Souvenir de pêche / Dans les années soixante, nuit tragique sur les bords de l'Ance du Nord

La rivière et ses dangers © Kizou Dumas

La fréquentation des milieux aquatiques, pour autant qu'elle procure des plaisirs et des découvertes irremplaçables, se double d'une attirance pour le monde naturel qui n'est pas sans danger. La rivière est un milieu vivant qui peut se révéler hostile et mettre en péril les imprudents et les présomptueux.

La vie sauvage à l'état pur

Soir d'été dans les années 60, sur les rives de l'Ance du Nord, rivière emblématique du Haut-Forez. Nous avions rendu visite, mes parents et moi, à des cousins stéphanois, proche famille de mon père. Ceux-ci, comme ils en avaient l'habitude dès que les beaux jours arrivaient, avaient installé un campement de fortune sur un bout de terrain au bord de l'eau, au lieu-dit « Le Vert ». Moyennant l'accord préalable du propriétaire, fermier au hameau voisin. Cela va sans dire !       

Cette équipe de gars m'impressionnait : avec leurs airs de baroudeurs, ils semblaient n'avoir peur de rien.

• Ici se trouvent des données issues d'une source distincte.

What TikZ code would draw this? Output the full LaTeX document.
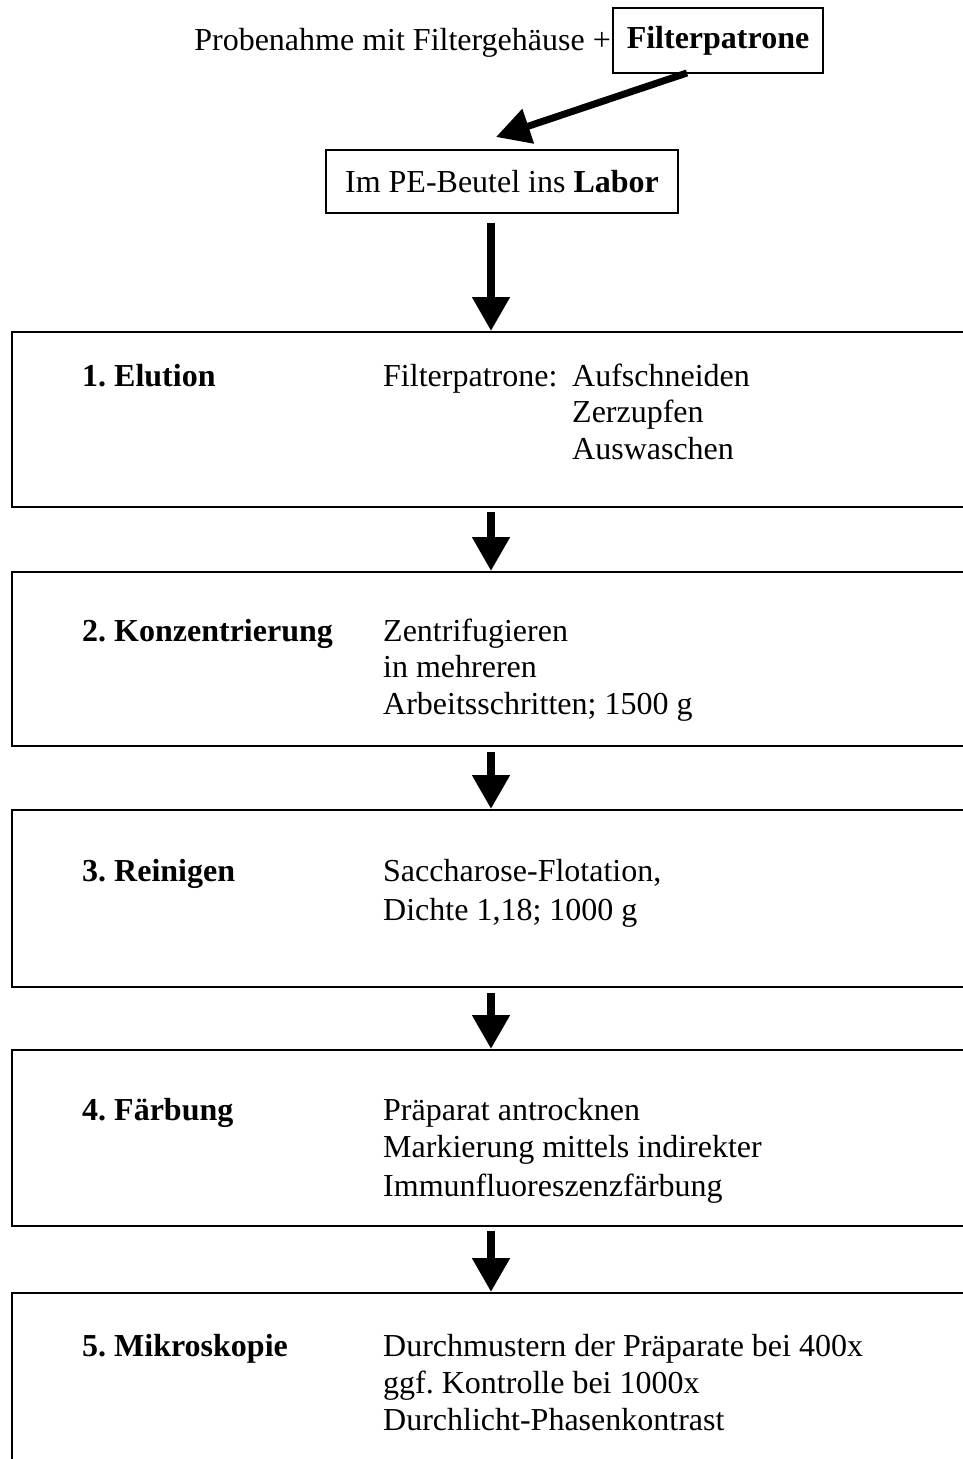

Ils roulaient à moto à vive allure sur des chemins escarpés, montaient les chevaux sans selle avec leurs copains gitans et plongeaient du haut des grands rochers qui bordent le cours d'eau. Pour moi, jeune garçon en quête de repères, ils symbolisaient la vie sauvage à l'état pur, un comportement conjugué à un profond respect de la nature.

Pendant la visite, je m'étais éloigné un peu du cercle familial pour aller voir la rivière de plus près. Au bout de la prairie, je découvrais alors un gouffre imposant où les ombres communs s'étaient rassemblés pour gober la multitude d'éphémères qui venaient d'éclore.

L'Ance
L'Ance

Des braconniers pris à leur propre piège

Quelques jours plus tard, au village tout proche, le bruit courut qu'un grave accident s'était produit sur les bords de l'Ance. Aussitôt, nous retournâmes au Vert. À notre arrivée, les membres de la famille étaient en train de démonter le campement. Les tentes repliées, le départ était imminent. Autour d'un café servi à la hâte, très émus, ils nous racontèrent d'une voix feutrée l'épouvantable nuit qui suivit notre entrevue. Ils dormaient paisiblement dans leurs tentes quand ils furent réveillés par des appels à l'aide. Quatre braconniers avaient tendu des filets dans le gouffre que j'avais repéré et s'étaient pris à leur propre piège. Courageusement, les trois cousins avaient plongé dans l'eau glacée et étaient parvenus à extraire deux d'entre eux de cette dangereuse situation. Mais pour les deux autres, ils n'avaient malheureusement rien pu faire. Les pompiers arrivés plus tard dans la nuit, ne purent que constater leur décès.

Des braconniers
Des braconniers

Cette histoire tragique m'avait effrayé : ce jour-là, j'appris que les rivières pouvaient parfois être cruelles, et même impitoyables. L'enfant que j'étais en conçu une peur tenace en même temps qu'une attirance funeste pour les gouffres noirs.

Aujourd'hui, pour retrouver des ombres communs dans l'Ance du Nord, affluent direct de la Loire au niveau de Bas-en-Basset, il faut remonter bien en amont du Vert, au-delà du pont du Diable et des ruines du château de Chalencon.